Salesforce, who, to some degree, is acknowledging that its existing systems have gotten somewhat dated, began its move toward Genie in 2019, a tool that will give marketers access to the latest information available through Salesforce's Marketing Cloud.
Co-CEO Bret Taylor, a career technologist, told reporters that Salesforce's big product unveiling is "unabashedly geeky" with modern technology that gives salespeople real-time information at their fingertips.
Elsewhere, Salesforce will bolster the capabilities of Einstein, the company's artificial intelligence model that runs in the Sales cloud and other applications, with the addition of Genie.
Executive Vice President and GM Patrick Stokes at Salesforce said it's probably the biggest news coming out of Dreamforce this week. He said,
"Genie effectively enables the world's first real-time CRM."
WHY IT MATTERS
As a result of complex and disorganized IT estates, businesses have historically struggled to leverage their customer data effectively.
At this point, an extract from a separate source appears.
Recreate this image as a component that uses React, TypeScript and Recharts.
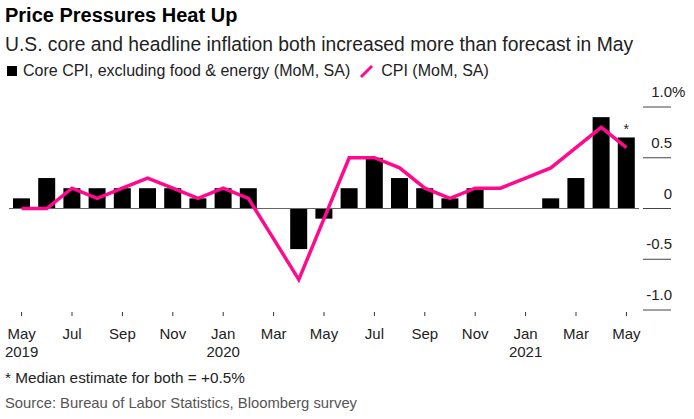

In addition, high inflation and rising interest rates have further burdened businesses and put Taylor under pressure from Wall Street.
So far this year, Salesforce shares have dropped 40%, more than double compared with the S&P 500, and are trading near their lowest since April 2020.
But despite the economic pressures, Taylor remains optimistic about demand and added that Salesforce's core products continue to do well as companies look to boost productivity.
"CFOs have a lot of power right now. People are focused not just on top-line growth like they were for the past few years, but also bottom-line growth - Â It's obviously a more measured environment, but I think technology is the solution," Taylor told Yahoo Finance Live.